_Work to complete_:
Copy out the material below in full, but not its images.

_Material provided_:
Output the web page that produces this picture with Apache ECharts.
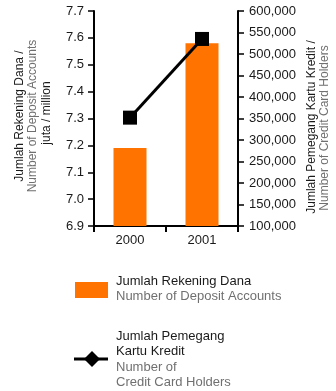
<!DOCTYPE html>
<html><head><meta charset="utf-8">
<script src="https://cdn.jsdelivr.net/npm/echarts@6/dist/echarts.min.js"></script>
<style>html,body{margin:0;padding:0;background:#fff}#c{width:336px;height:391px}</style>
</head><body><div id="c"></div>
<script>
const categories = ['2000', '2001'];
const depositAccounts = [7.19, 7.58];
const cardHolders = [352000, 535000];
const leftTicks = [6.9, 7.7, 0.1];
const rightTicks = [100000, 600000, 50000];
const leftName = ['Jumlah Rekening Dana /', 'Number of Deposit Accounts', 'juta / million'];
const rightName = ['Jumlah Pemegang Kartu Kredit /', 'Number of Credit Card Holders'];
const legend1 = ['Jumlah Rekening Dana', 'Number of Deposit Accounts'];
const legend2 = ['Jumlah Pemegang', 'Kartu Kredit', 'Number of', 'Credit Card Holders'];

const FONT = '"Liberation Sans", Arial, Helvetica, sans-serif';
const DARK = '#1a1a1a', GRAY = '#707070', ORANGE = '#ff7300';
const chart = echarts.init(document.getElementById('c'));
const axisLine = {show: true, lineStyle: {color: '#000', width: 2}};
const axisTick = {show: true, length: 6, lineStyle: {color: '#000', width: 1.5}};
function txt(x, y, t, color, rot, size) {
  return {type: 'text', x: x, y: y, rotation: rot || 0,
    style: {text: t, fill: color, font: (size || 12) + 'px ' + FONT, align: rot ? 'center' : 'left', verticalAlign: 'middle'}};
}
const R = Math.PI / 2;
chart.setOption({
  animation: false,
  grid: {left: 94, right: 98, top: 11, bottom: 165},
  xAxis: {type: 'category', data: categories,
    axisLine: {lineStyle: {color: '#000', width: 2}},
    axisTick: {show: true, length: 6, lineStyle: {color: '#000', width: 2}},
    axisLabel: {color: DARK, fontSize: 13, fontFamily: FONT, margin: 8}},
  yAxis: [
    {type: 'value', position: 'left', min: leftTicks[0], max: leftTicks[1], interval: leftTicks[2],
      axisLine: axisLine, axisTick: axisTick, splitLine: {show: false},
      axisLabel: {color: DARK, fontSize: 13, fontFamily: FONT, margin: 10, formatter: v => v.toFixed(1)}},
    {type: 'value', position: 'right', min: rightTicks[0], max: rightTicks[1], interval: rightTicks[2],
      axisLine: axisLine, axisTick: axisTick, splitLine: {show: false},
      axisLabel: {color: DARK, fontSize: 13, fontFamily: FONT, margin: 11, formatter: v => v.toLocaleString('en-US')}}
  ],
  series: [
    {type: 'bar', data: depositAccounts, yAxisIndex: 0, barWidth: 33, itemStyle: {color: ORANGE}},
    {type: 'line', data: cardHolders, yAxisIndex: 1, symbol: 'rect', symbolSize: 14,
      lineStyle: {color: '#000', width: 3}, itemStyle: {color: '#000'}}
  ],
  graphic: [
    txt(20, 116, leftName[0], DARK, R),
    txt(33, 116, leftName[1], GRAY, R),
    txt(47, 113, leftName[2], DARK, R),
    txt(312, 127, rightName[0], DARK, R),
    txt(325, 128, rightName[1], GRAY, R),
    {type: 'rect', shape: {x: 75, y: 282, width: 33, height: 16}, style: {fill: ORANGE}},
    txt(116, 281, legend1[0], DARK, 0, 13),
    txt(116, 296, legend1[1], GRAY, 0, 13),
    {type: 'line', shape: {x1: 74, y1: 359, x2: 108, y2: 359}, style: {stroke: '#000', lineWidth: 3}},
    {type: 'polygon', shape: {points: [[92, 351], [100, 359], [92, 367], [84, 359]]}, style: {fill: '#000'}},
    txt(116, 336, legend2[0], DARK, 0, 13),
    txt(116, 351, legend2[1], DARK, 0, 13),
    txt(116, 367, legend2[2], GRAY, 0, 13),
    txt(116, 382, legend2[3], GRAY, 0, 13)
  ]
});
</script></body></html>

_Correct result_:
Output the web page that produces this picture with Apache ECharts.
<!DOCTYPE html>
<html><head><meta charset="utf-8">
<script src="https://cdn.jsdelivr.net/npm/echarts@6/dist/echarts.min.js"></script>
<style>html,body{margin:0;padding:0;background:#fff}#c{width:336px;height:391px}</style>
</head><body><div id="c"></div>
<script>
const categories = ['2000', '2001'];
const depositAccounts = [7.19, 7.58];
const cardHolders = [352000, 535000];
const leftTicks = [6.9, 7.7, 0.1];
const rightTicks = [100000, 600000, 50000];
const leftName = ['Jumlah Rekening Dana /', 'Number of Deposit Accounts', 'juta / million'];
const rightName = ['Jumlah Pemegang Kartu Kredit /', 'Number of Credit Card Holders'];
const legend1 = ['Jumlah Rekening Dana', 'Number of Deposit Accounts'];
const legend2 = ['Jumlah Pemegang', 'Kartu Kredit', 'Number of', 'Credit Card Holders'];

const FONT = '"Liberation Sans", Arial, Helvetica, sans-serif';
const DARK = '#1a1a1a', GRAY = '#707070', ORANGE = '#ff7300';
const chart = echarts.init(document.getElementById('c'));
const axisLine = {show: true, lineStyle: {color: '#000', width: 2}};
const axisTick = {show: true, length: 6, lineStyle: {color: '#000', width: 1.5}};
function txt(x, y, t, color, rot, size) {
  return {type: 'text', x: x, y: y, rotation: rot || 0,
    style: {text: t, fill: color, font: (size || 12) + 'px ' + FONT, align: rot ? 'center' : 'left', verticalAlign: 'middle'}};
}
const R = Math.PI / 2;
chart.setOption({
  animation: false,
  grid: {left: 94, right: 98, top: 11, bottom: 165},
  xAxis: {type: 'category', data: categories,
    axisLine: {lineStyle: {color: '#000', width: 2}},
    axisTick: {show: true, length: 6, lineStyle: {color: '#000', width: 2}},
    axisLabel: {color: DARK, fontSize: 13, fontFamily: FONT, margin: 8}},
  yAxis: [
    {type: 'value', position: 'left', min: leftTicks[0], max: leftTicks[1], interval: leftTicks[2],
      axisLine: axisLine, axisTick: axisTick, splitLine: {show: false},
      axisLabel: {color: DARK, fontSize: 13, fontFamily: FONT, margin: 10, formatter: v => v.toFixed(1)}},
    {type: 'value', position: 'right', min: rightTicks[0], max: rightTicks[1], interval: rightTicks[2],
      axisLine: axisLine, axisTick: axisTick, splitLine: {show: false},
      axisLabel: {color: DARK, fontSize: 13, fontFamily: FONT, margin: 11, formatter: v => v.toLocaleString('en-US')}}
  ],
  series: [
    {type: 'bar', data: depositAccounts, yAxisIndex: 0, barWidth: 33, itemStyle: {color: ORANGE}},
    {type: 'line', data: cardHolders, yAxisIndex: 1, symbol: 'rect', symbolSize: 14,
      lineStyle: {color: '#000', width: 3}, itemStyle: {color: '#000'}}
  ],
  graphic: [
    txt(20, 116, leftName[0], DARK, R),
    txt(33, 116, leftName[1], GRAY, R),
    txt(47, 113, leftName[2], DARK, R),
    txt(312, 127, rightName[0], DARK, R),
    txt(325, 128, rightName[1], GRAY, R),
    {type: 'rect', shape: {x: 75, y: 282, width: 33, height: 16}, style: {fill: ORANGE}},
    txt(116, 281, legend1[0], DARK, 0, 13),
    txt(116, 296, legend1[1], GRAY, 0, 13),
    {type: 'line', shape: {x1: 74, y1: 359, x2: 108, y2: 359}, style: {stroke: '#000', lineWidth: 3}},
    {type: 'polygon', shape: {points: [[92, 351], [100, 359], [92, 367], [84, 359]]}, style: {fill: '#000'}},
    txt(116, 336, legend2[0], DARK, 0, 13),
    txt(116, 351, legend2[1], DARK, 0, 13),
    txt(116, 367, legend2[2], GRAY, 0, 13),
    txt(116, 382, legend2[3], GRAY, 0, 13)
  ]
});
</script></body></html>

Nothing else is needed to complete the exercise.